Ich bin ja von Haus aus Schalker und habe mit dem HSV nicht besonders viel zu tun. Weder hege ich besondere Antipathien gegen den alten Hamburger Traditionsverein (trotz halbherziger Liebelei mit dem Lokalrivalen vom Kiez), noch gehört der HSV zu meinen bevorzugten Ligaclubs. Aber eins ist für mich klar: Wenn es um den Klassenerhalt geht, dann hätte ich lieber den alten Dino in der Liga als einen Retortenverein aus Leipzig. Auch deshalb wurmt mich, was sich schon seit Monaten in und um den Volkspark tut.
Tapferer Bert
Ausgerechnet Bert van Marwijk, der vor Jahren mal den Erzfeind aus Lüdenscheid-Nord trainierte, imponiert mir unheimlich durch seine Ruhe, Ausgeglichenheit und das gleichzeitig deutlich hervortretende Herzblut für diesen Verein, der so groß und doch so klein zu sein scheint. Als er auf der Pressekonferenz erläuterte, wie er den 17-jährigen Jonathan Tah aus dem medialen Kreuzfeuer nahm und Pierre-Michel Lasogga bei einem 0:3-Rückstand und muskulären Problemen lieber auf der Bank sitzen ließ das war große Klasse. Und auch ansonsten schlägt sich van Marwijk tapfer gegen das Dauerfeuer aus der Journaille, die Anfeindungen der Aufsichtsratsmitglieder und das Damoklesschwert Felix Magath, das seit einiger Zeit schon über dem HSV schwebt.
Damoklix Magath
Schon werden die Stimmen wieder laut, die nach dem starken Mann rufen. Felix Magath will die absolute Macht, vorgeblich um den Verein zu retten. Weil ja der Fußball angeblich nicht mehr im Vordergrund steht. Übersetzt heißt das: um seine Strohmänner zu installieren, sich selber in den Vordergrund zu spielen und seine obskuren Machtgelüste auszuleben! Fragt doch einfach mal bei Bayern, Wolfsburg oder besonders auf Schalke nach, wie es zu Magaths Zeiten mit dem Demokratieverständnis ausgesehen hat! Was er zu basisdemokratischen Vereinsstrukturen, Mitbestimmung und Teilhabe zu sagen hatte! Wie er überall versucht hat, die bestehenden Strukturen zu zerschlagen, um die Macht allein ausüben zu können und das alles unter dem Deckmantel des vermeintlichen Goodwill für einen Verein, der ohne Frage strukturelle Probleme hat und sportlich in den letzten Jahren einen stetigen Abstieg erlebt hat.

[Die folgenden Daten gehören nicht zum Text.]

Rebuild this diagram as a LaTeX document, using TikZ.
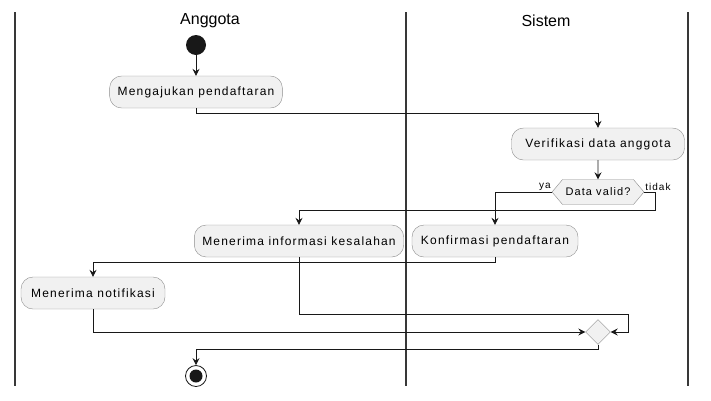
\documentclass[tikz,border=0pt]{standalone}
\usepackage{fontspec}
\setmainfont{Liberation Sans}
\newfontfamily\boxfont[LetterSpace=10]{Liberation Sans}
\usetikzlibrary{arrows.meta, shapes.geometric, shapes.symbols, positioning}
\definecolor{ActFill}{HTML}{F1F1F1}
\definecolor{LineCol}{HTML}{181818}
\definecolor{EdgeCol}{HTML}{8C8C8C}
\definecolor{LaneCol}{HTML}{383838}

\begin{document}
\begin{tikzpicture}[
x=1pt, y=-1pt,
act/.style={
	rectangle,
	rounded corners=12pt,
	draw=EdgeCol,
	fill=ActFill,
	minimum height=32pt,
	inner xsep=8pt,
	font=\boxfont\fontsize{12}{14}\selectfont,
	text=black},
decide/.style={
	signal,
	signal to=west and east,
	signal pointer angle=100,
	draw=EdgeCol,
	fill=ActFill,
	minimum height=25pt,
	inner xsep=3pt,
	font=\boxfont\fontsize{11}{13}\selectfont},
merge/.style={
	diamond,
	draw=EdgeCol,
	fill=ActFill,
	minimum size=25pt,
	inner sep=0pt},
post/.style={
	-{Stealth[length=7pt,width=7pt,inset=2.5pt]},
	draw=LineCol,
	line width=0.8pt},
lane/.style={
	draw=LaneCol,
	line width=1.6pt},
head/.style={
	font=\fontsize{16}{18}\selectfont},
tag/.style={
	font=\boxfont\fontsize{10}{12}\selectfont,
	inner sep=1pt}]

\useasboundingbox (0,0) rectangle (711,400);

%Swimlanes
\draw[lane] (15,12) -- (15,386);
\draw[lane] (406,12) -- (406,386);
\draw[lane] (688,12) -- (688,386);
\node[head] (anggota) at (210,21) {Anggota};
\node[head] (sistem) at (546,21) {Sistem};

%Start and end
\node[circle, fill=LineCol, minimum size=20pt, inner sep=0pt] (start) at (196,45) {};
\node[circle, draw=LineCol, line width=0.8pt, fill=white, minimum size=21pt, inner sep=0pt] (endo) at (196,376) {};
\node[circle, fill=LineCol, minimum size=13pt, inner sep=0pt] (endi) at (endo) {};

%Activities
\node[act, minimum width=170pt] (ajukan) at (196,92) {Mengajukan pendaftaran};
\node[act, minimum width=173pt] (verif) at (598,144) {Verifikasi data anggota};
\node[decide] (cek) at (598,192) {Data valid?};
\node[act, minimum width=206pt] (salah) at (299,241) {Menerima informasi kesalahan};
\node[act, minimum width=166pt] (konf) at (495,241) {Konfirmasi pendaftaran};
\node[act, minimum width=144pt] (notif) at (93,293) {Menerima notifikasi};
\node[merge] (gabung) at (598,332) {};

\coordinate (jr) at (628,314);

%Flows
\path[post] (start) -- (ajukan);
\path[post] (ajukan.south) -- ++(0,5) -| (verif.north);
\path[post] (verif) -- (cek);
\path[post] (cek.west) -| (konf.north);
\path[post] (cek.east) -- ++(11,0) -- ++(0,18) -| (salah.north);
\path[post] (konf.south) -- ++(0,5) -| (notif.north);
\path[post] (salah.south) |- (jr) |- (gabung.east);
\path[post] (notif.south) |- (gabung.west);
\path[post] (gabung.south) -- ++(0,5) -| (endo.north);

\node[tag, anchor=south east] (ya) at (cek.west) {ya};
\node[tag, anchor=south west] (tidak) at (cek.east) {tidak};

\end{tikzpicture}
\end{document}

Besonders eklig finde ich allerdings, wie sich Magath selbst zurzeit beim HSV anbiedert und mit genau den Sprüchen, die er immer bringt, in vermeintlich listiger und geschickter Manier versucht, die Strömungen für sich zu gewinnen. Da sind die enttäuschten Anhänger des HSV, die sich ihren großen Verein im europäischen Geschäft wünschen, am besten mit Großinvestoren wie Mallotze-Kühne und rauschenden Flutlichtnächten, repräsentiert durch die HSV-Plus-Leute. Die Vereinstraditionalisten, die sich damit nicht abfinden wollten, haben bei der Mitgliederversammlung den Kürzeren gezogen okay, auch das ist im Rahmen demokratischer Vereinsentscheidungen selbstverständlich zu akzeptieren. Nicht akzeptabel finde ich allerdings die Art und Weise, mit der Magath solche Entscheidungen schon seit Monaten zynisch kommentiert und nicht müde wird, immer wieder darauf hinzuweisen, wie einfach und gut doch alles wäre, wenn man Kühne und ihn einfach machen ließe.
Ich bin kein Freund absolutistischer Alleinherrscher, und als solcher sieht sich Magath schon seit Jahren. Seine Art, einen Verein zu führen, ist weder demokratisch noch nachhaltig, sondern führt unweigerlich zu einer Entfremdung der Fans und Mitglieder vom Verein.
Lösungen?
Und auch deshalb halte ich es für wichtig, dass der Aufsichtsrat klare Kante beweist. Oliver Kreuzer und Bert van Marwijk den Rücken stärkt. Sich natürlich kritisch mit der Vorstandsarbeit auseinandersetzt, aber andererseits eben auch den Charakter eines hanseatischen Spitzenvereins bewahrt, in dem man solche Themen mit der nötigen Ruhe und Souveränität angeht. Auch, wenn die See ein bisschen rauher zu sein scheint. Damit der HSV auch zukünftig in der ersten Liga spielt, und damit wir uns nicht mit seelenlosen Plastikvereinen herumschlagen müssen. Fände ich sympathisch.